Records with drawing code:
────────────────────

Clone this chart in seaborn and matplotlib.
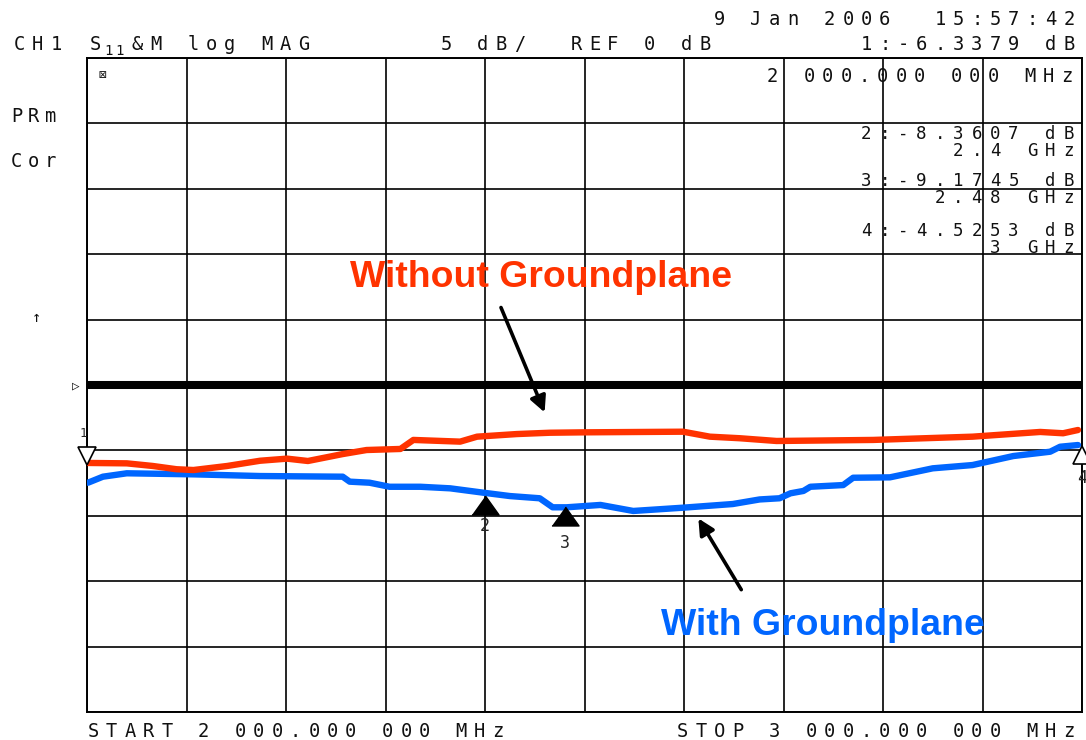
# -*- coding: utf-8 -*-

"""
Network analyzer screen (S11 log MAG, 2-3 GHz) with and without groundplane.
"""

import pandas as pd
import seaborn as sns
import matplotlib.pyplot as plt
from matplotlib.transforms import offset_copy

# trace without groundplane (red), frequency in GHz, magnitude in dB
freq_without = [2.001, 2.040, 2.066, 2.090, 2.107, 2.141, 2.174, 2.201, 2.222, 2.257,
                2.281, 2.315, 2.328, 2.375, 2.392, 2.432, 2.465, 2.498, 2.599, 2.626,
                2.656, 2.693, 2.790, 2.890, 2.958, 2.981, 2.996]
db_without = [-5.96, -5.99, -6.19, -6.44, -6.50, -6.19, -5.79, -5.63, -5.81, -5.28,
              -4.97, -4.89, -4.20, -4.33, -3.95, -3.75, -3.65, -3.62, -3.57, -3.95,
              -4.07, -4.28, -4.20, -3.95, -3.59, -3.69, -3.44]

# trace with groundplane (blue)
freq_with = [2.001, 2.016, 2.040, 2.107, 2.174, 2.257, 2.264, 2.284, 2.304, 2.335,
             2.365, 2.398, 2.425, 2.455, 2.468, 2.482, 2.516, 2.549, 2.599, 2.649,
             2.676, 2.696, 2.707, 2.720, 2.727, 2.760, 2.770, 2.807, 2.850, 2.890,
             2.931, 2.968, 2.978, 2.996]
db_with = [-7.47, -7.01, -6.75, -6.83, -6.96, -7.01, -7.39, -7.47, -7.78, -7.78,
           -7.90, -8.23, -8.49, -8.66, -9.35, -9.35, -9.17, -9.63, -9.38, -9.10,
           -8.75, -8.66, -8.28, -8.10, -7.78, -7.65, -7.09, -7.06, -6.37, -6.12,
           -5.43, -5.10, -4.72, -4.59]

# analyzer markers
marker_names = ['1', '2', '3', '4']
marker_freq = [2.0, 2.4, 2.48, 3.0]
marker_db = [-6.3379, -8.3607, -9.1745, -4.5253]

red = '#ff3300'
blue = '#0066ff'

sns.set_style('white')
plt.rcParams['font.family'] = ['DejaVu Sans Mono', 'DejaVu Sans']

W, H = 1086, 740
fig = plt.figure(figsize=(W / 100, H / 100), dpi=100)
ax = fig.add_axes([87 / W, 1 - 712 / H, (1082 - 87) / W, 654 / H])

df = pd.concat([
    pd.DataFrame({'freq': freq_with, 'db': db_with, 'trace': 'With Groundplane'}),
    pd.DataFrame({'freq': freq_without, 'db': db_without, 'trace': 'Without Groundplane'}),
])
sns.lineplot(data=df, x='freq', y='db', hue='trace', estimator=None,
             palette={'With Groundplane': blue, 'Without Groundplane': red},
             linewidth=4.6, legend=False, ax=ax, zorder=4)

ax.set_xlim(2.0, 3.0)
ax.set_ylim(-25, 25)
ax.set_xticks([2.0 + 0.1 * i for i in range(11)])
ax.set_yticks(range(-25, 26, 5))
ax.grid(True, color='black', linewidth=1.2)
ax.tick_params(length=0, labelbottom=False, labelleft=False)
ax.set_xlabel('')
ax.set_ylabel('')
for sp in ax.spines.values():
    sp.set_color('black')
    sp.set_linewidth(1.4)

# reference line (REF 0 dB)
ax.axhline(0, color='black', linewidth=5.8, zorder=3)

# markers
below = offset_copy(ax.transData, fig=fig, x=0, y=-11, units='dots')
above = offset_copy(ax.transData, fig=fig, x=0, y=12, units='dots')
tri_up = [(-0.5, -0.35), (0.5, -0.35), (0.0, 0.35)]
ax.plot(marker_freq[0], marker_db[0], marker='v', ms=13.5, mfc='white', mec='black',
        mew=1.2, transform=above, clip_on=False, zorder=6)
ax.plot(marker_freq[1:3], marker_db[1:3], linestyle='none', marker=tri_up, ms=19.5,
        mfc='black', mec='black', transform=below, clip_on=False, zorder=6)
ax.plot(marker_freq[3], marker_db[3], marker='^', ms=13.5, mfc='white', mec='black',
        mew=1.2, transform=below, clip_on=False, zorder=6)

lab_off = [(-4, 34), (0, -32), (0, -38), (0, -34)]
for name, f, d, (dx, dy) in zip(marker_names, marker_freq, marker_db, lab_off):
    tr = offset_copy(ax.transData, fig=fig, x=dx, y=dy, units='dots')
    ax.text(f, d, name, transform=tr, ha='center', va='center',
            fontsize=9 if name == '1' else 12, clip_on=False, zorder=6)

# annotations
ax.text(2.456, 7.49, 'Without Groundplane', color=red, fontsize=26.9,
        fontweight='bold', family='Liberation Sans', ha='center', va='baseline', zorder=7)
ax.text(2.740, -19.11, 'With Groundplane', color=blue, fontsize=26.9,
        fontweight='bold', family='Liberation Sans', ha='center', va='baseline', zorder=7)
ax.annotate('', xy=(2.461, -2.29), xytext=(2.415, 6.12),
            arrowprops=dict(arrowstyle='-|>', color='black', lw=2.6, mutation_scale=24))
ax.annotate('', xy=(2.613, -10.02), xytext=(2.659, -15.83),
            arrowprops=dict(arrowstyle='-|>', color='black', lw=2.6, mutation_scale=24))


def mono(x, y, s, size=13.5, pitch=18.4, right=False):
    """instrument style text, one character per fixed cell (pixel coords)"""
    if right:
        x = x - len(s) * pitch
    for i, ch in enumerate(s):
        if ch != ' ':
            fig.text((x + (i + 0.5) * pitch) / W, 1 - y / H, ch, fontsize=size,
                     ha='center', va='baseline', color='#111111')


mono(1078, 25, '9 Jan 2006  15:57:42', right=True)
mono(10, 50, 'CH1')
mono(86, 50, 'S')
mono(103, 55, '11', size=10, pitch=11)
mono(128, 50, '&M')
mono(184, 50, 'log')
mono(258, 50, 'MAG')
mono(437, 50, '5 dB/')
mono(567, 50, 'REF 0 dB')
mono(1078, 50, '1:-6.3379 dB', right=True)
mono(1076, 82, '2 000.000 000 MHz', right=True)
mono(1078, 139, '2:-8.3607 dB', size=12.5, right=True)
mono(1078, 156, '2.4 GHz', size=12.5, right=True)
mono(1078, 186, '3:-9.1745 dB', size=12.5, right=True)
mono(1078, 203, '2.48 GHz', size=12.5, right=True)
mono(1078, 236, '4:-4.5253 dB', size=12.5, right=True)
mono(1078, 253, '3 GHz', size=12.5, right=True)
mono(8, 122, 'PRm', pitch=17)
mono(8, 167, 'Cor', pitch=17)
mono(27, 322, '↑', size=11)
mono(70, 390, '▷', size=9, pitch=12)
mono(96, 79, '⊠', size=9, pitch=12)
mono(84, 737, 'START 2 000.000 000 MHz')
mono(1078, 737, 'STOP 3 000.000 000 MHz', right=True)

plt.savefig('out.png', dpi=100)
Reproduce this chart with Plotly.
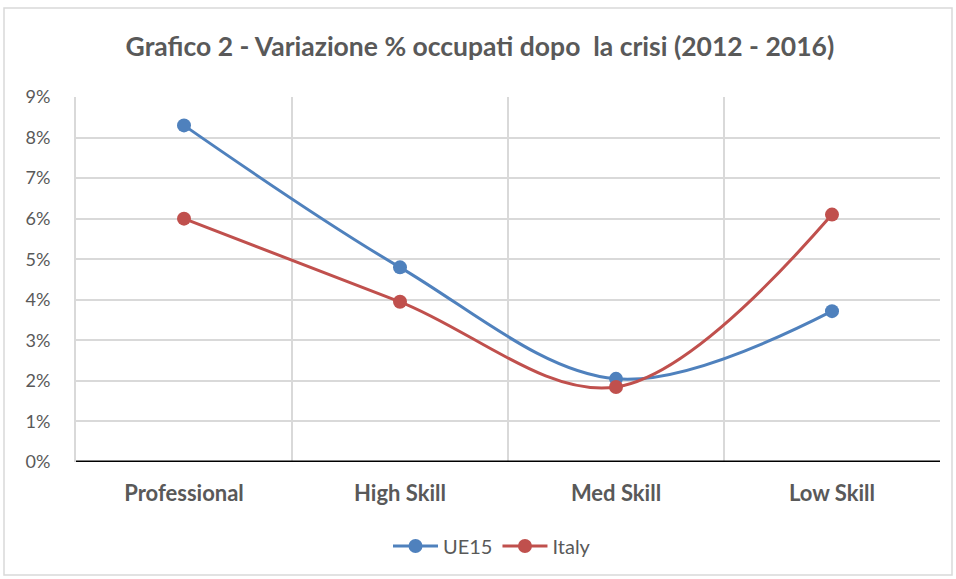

────────────────────

▶ _OBJECTIVE_:
Extract all the data above exactly, excluding every picture.

▶ _TASK SOLUTION_:
Clone this chart in seaborn and matplotlib.
# -*- coding: utf-8 -*-

"""
Network analyzer screen (S11 log MAG, 2-3 GHz) with and without groundplane.
"""

import pandas as pd
import seaborn as sns
import matplotlib.pyplot as plt
from matplotlib.transforms import offset_copy

# trace without groundplane (red), frequency in GHz, magnitude in dB
freq_without = [2.001, 2.040, 2.066, 2.090, 2.107, 2.141, 2.174, 2.201, 2.222, 2.257,
                2.281, 2.315, 2.328, 2.375, 2.392, 2.432, 2.465, 2.498, 2.599, 2.626,
                2.656, 2.693, 2.790, 2.890, 2.958, 2.981, 2.996]
db_without = [-5.96, -5.99, -6.19, -6.44, -6.50, -6.19, -5.79, -5.63, -5.81, -5.28,
              -4.97, -4.89, -4.20, -4.33, -3.95, -3.75, -3.65, -3.62, -3.57, -3.95,
              -4.07, -4.28, -4.20, -3.95, -3.59, -3.69, -3.44]

# trace with groundplane (blue)
freq_with = [2.001, 2.016, 2.040, 2.107, 2.174, 2.257, 2.264, 2.284, 2.304, 2.335,
             2.365, 2.398, 2.425, 2.455, 2.468, 2.482, 2.516, 2.549, 2.599, 2.649,
             2.676, 2.696, 2.707, 2.720, 2.727, 2.760, 2.770, 2.807, 2.850, 2.890,
             2.931, 2.968, 2.978, 2.996]
db_with = [-7.47, -7.01, -6.75, -6.83, -6.96, -7.01, -7.39, -7.47, -7.78, -7.78,
           -7.90, -8.23, -8.49, -8.66, -9.35, -9.35, -9.17, -9.63, -9.38, -9.10,
           -8.75, -8.66, -8.28, -8.10, -7.78, -7.65, -7.09, -7.06, -6.37, -6.12,
           -5.43, -5.10, -4.72, -4.59]

# analyzer markers
marker_names = ['1', '2', '3', '4']
marker_freq = [2.0, 2.4, 2.48, 3.0]
marker_db = [-6.3379, -8.3607, -9.1745, -4.5253]

red = '#ff3300'
blue = '#0066ff'

sns.set_style('white')
plt.rcParams['font.family'] = ['DejaVu Sans Mono', 'DejaVu Sans']

W, H = 1086, 740
fig = plt.figure(figsize=(W / 100, H / 100), dpi=100)
ax = fig.add_axes([87 / W, 1 - 712 / H, (1082 - 87) / W, 654 / H])

df = pd.concat([
    pd.DataFrame({'freq': freq_with, 'db': db_with, 'trace': 'With Groundplane'}),
    pd.DataFrame({'freq': freq_without, 'db': db_without, 'trace': 'Without Groundplane'}),
])
sns.lineplot(data=df, x='freq', y='db', hue='trace', estimator=None,
             palette={'With Groundplane': blue, 'Without Groundplane': red},
             linewidth=4.6, legend=False, ax=ax, zorder=4)

ax.set_xlim(2.0, 3.0)
ax.set_ylim(-25, 25)
ax.set_xticks([2.0 + 0.1 * i for i in range(11)])
ax.set_yticks(range(-25, 26, 5))
ax.grid(True, color='black', linewidth=1.2)
ax.tick_params(length=0, labelbottom=False, labelleft=False)
ax.set_xlabel('')
ax.set_ylabel('')
for sp in ax.spines.values():
    sp.set_color('black')
    sp.set_linewidth(1.4)

# reference line (REF 0 dB)
ax.axhline(0, color='black', linewidth=5.8, zorder=3)

# markers
below = offset_copy(ax.transData, fig=fig, x=0, y=-11, units='dots')
above = offset_copy(ax.transData, fig=fig, x=0, y=12, units='dots')
tri_up = [(-0.5, -0.35), (0.5, -0.35), (0.0, 0.35)]
ax.plot(marker_freq[0], marker_db[0], marker='v', ms=13.5, mfc='white', mec='black',
        mew=1.2, transform=above, clip_on=False, zorder=6)
ax.plot(marker_freq[1:3], marker_db[1:3], linestyle='none', marker=tri_up, ms=19.5,
        mfc='black', mec='black', transform=below, clip_on=False, zorder=6)
ax.plot(marker_freq[3], marker_db[3], marker='^', ms=13.5, mfc='white', mec='black',
        mew=1.2, transform=below, clip_on=False, zorder=6)

lab_off = [(-4, 34), (0, -32), (0, -38), (0, -34)]
for name, f, d, (dx, dy) in zip(marker_names, marker_freq, marker_db, lab_off):
    tr = offset_copy(ax.transData, fig=fig, x=dx, y=dy, units='dots')
    ax.text(f, d, name, transform=tr, ha='center', va='center',
            fontsize=9 if name == '1' else 12, clip_on=False, zorder=6)

# annotations
ax.text(2.456, 7.49, 'Without Groundplane', color=red, fontsize=26.9,
        fontweight='bold', family='Liberation Sans', ha='center', va='baseline', zorder=7)
ax.text(2.740, -19.11, 'With Groundplane', color=blue, fontsize=26.9,
        fontweight='bold', family='Liberation Sans', ha='center', va='baseline', zorder=7)
ax.annotate('', xy=(2.461, -2.29), xytext=(2.415, 6.12),
            arrowprops=dict(arrowstyle='-|>', color='black', lw=2.6, mutation_scale=24))
ax.annotate('', xy=(2.613, -10.02), xytext=(2.659, -15.83),
            arrowprops=dict(arrowstyle='-|>', color='black', lw=2.6, mutation_scale=24))


def mono(x, y, s, size=13.5, pitch=18.4, right=False):
    """instrument style text, one character per fixed cell (pixel coords)"""
    if right:
        x = x - len(s) * pitch
    for i, ch in enumerate(s):
        if ch != ' ':
            fig.text((x + (i + 0.5) * pitch) / W, 1 - y / H, ch, fontsize=size,
                     ha='center', va='baseline', color='#111111')


mono(1078, 25, '9 Jan 2006  15:57:42', right=True)
mono(10, 50, 'CH1')
mono(86, 50, 'S')
mono(103, 55, '11', size=10, pitch=11)
mono(128, 50, '&M')
mono(184, 50, 'log')
mono(258, 50, 'MAG')
mono(437, 50, '5 dB/')
mono(567, 50, 'REF 0 dB')
mono(1078, 50, '1:-6.3379 dB', right=True)
mono(1076, 82, '2 000.000 000 MHz', right=True)
mono(1078, 139, '2:-8.3607 dB', size=12.5, right=True)
mono(1078, 156, '2.4 GHz', size=12.5, right=True)
mono(1078, 186, '3:-9.1745 dB', size=12.5, right=True)
mono(1078, 203, '2.48 GHz', size=12.5, right=True)
mono(1078, 236, '4:-4.5253 dB', size=12.5, right=True)
mono(1078, 253, '3 GHz', size=12.5, right=True)
mono(8, 122, 'PRm', pitch=17)
mono(8, 167, 'Cor', pitch=17)
mono(27, 322, '↑', size=11)
mono(70, 390, '▷', size=9, pitch=12)
mono(96, 79, '⊠', size=9, pitch=12)
mono(84, 737, 'START 2 000.000 000 MHz')
mono(1078, 737, 'STOP 3 000.000 000 MHz', right=True)

plt.savefig('out.png', dpi=100)
Reproduce this chart with Plotly.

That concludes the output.